Even the male characters in the book brought many highlights to the story. Mark, their Step-Father for example, was one of my favorite characters. Maybe it’s because I can relate to what comes with being a Step-Parent (not as much as he can, since I am quite new to this whole thing) but there are a few moments when he described perfectly how I have been feeling and it was nice to know that someone else feels this way. Even characters in books have to get it from somewhere, right?

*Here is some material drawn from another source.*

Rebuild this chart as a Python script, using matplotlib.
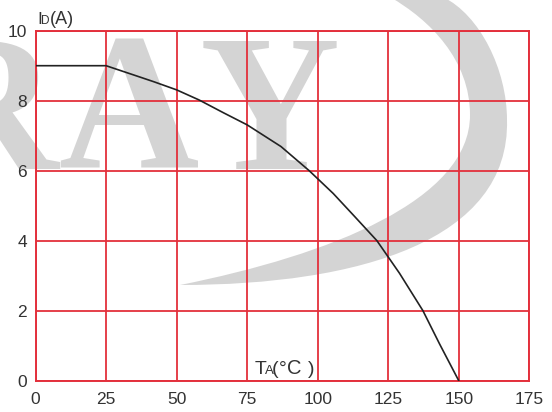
import numpy as np
import matplotlib.pyplot as plt
from matplotlib.path import Path
from matplotlib.patches import PathPatch

plt.rcParams['font.family'] = ['Liberation Sans', 'DejaVu Sans']

# derating curve: drain current vs ambient temperature
temp_c = [0, 25, 35, 42, 50, 58, 66.5, 75, 87, 97, 105.5, 113, 121, 129, 137.3, 143.2, 150]
id_amp = [9.0, 9.0, 8.73, 8.54, 8.31, 8.02, 7.66, 7.31, 6.69, 6.0, 5.35, 4.7, 4.0, 3.07, 2.0, 1.05, 0.0]

x_ticks = [0, 25, 50, 75, 100, 125, 150, 175]
y_ticks = [0, 2, 4, 6, 8, 10]

W, H = 552, 412
fig = plt.figure(figsize=(W / 100, H / 100), dpi=100)
ax = fig.add_axes([35.5 / W, 1 - 380.7 / H, 493.8 / W, 350 / H])
ax.set_facecolor('none')
ax.set_zorder(1)

red = '#e3303c'
wm = '#d4d4d4'
txt = '#333333'


def px(x, y):
    return (x / W, 1 - y / H)


# background logo: crescent swoosh
verts = [px(443, -3), px(480, 15), px(507, 70), px(507, 120),
         px(510, 240), px(360, 285), px(180, 285),
         px(330, 255), px(470, 200), px(470, 115),
         px(470, 60), px(430, 20), px(390, -3),
         px(443, -3)]
codes = [Path.MOVETO] + [Path.CURVE4] * 12 + [Path.CLOSEPOLY]
fig.add_artist(PathPatch(Path(verts, codes), transform=fig.transFigure,
                         facecolor=wm, edgecolor='none', zorder=0))
# background logo: letters
for ch, x0, ha in [('R', 58, 'right'), ('A', 128, 'center'), ('Y', 270, 'center')]:
    fig.text(x0 / W, 1 - 169 / H, ch, fontsize=140, fontweight='bold',
             family='Liberation Serif', color=wm, va='baseline', ha=ha, zorder=0)

ax.plot(temp_c, id_amp, color='#222222', lw=1.2, zorder=3)

ax.set_xlim(0, 175)
ax.set_ylim(0, 10)
ax.set_xticks(x_ticks)
ax.set_yticks(y_ticks)
ax.grid(True, color=red, lw=1.3)
for s in ax.spines.values():
    s.set_color(red)
    s.set_linewidth(1.4)
ax.tick_params(length=0, labelsize=12.5, labelcolor=txt)
ax.tick_params(axis='x', pad=8)
ax.tick_params(axis='y', pad=6)

# axis captions
fig.text(37 / W, 1 - 24 / H, 'I', fontsize=12.5, color=txt)
fig.text(41 / W, 1 - 24 / H, 'D', fontsize=8.5, color=txt)
fig.text(50 / W, 1 - 24 / H, '(A)', fontsize=13, color=txt)
fig.text(255 / W, 1 - 374 / H, 'T', fontsize=14, color=txt)
fig.text(264.5 / W, 1 - 374 / H, 'A', fontsize=9.5, color=txt)
fig.text(272 / W, 1 - 374 / H, '(', fontsize=14, color=txt)
fig.text(279 / W, 1 - 374 / H, '°', fontsize=14, color=txt)
fig.text(287 / W, 1 - 374 / H, 'C', fontsize=14.5, color=txt)
fig.text(308 / W, 1 - 374 / H, ')', fontsize=14, color=txt)

fig.savefig('out.png', dpi=100)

Overall, I cried several times during this book and I don’t think a book has received that sort of reaction from me since I read The Lighthouse Keeper by James Michael Pratt over ten years ago. I will be copying a few paragraphs from this book into my journal to keep, because I loved the wording of them so much, but then I will pass the book along to hopefully have it touch someone else like it has touched me. Things I Want My Daughters To Know is a book I definitely recommend any woman to read. Get prepared to want to call your Mom, just to hear her voice, if you can. Either way, get a box of Kleenex ready.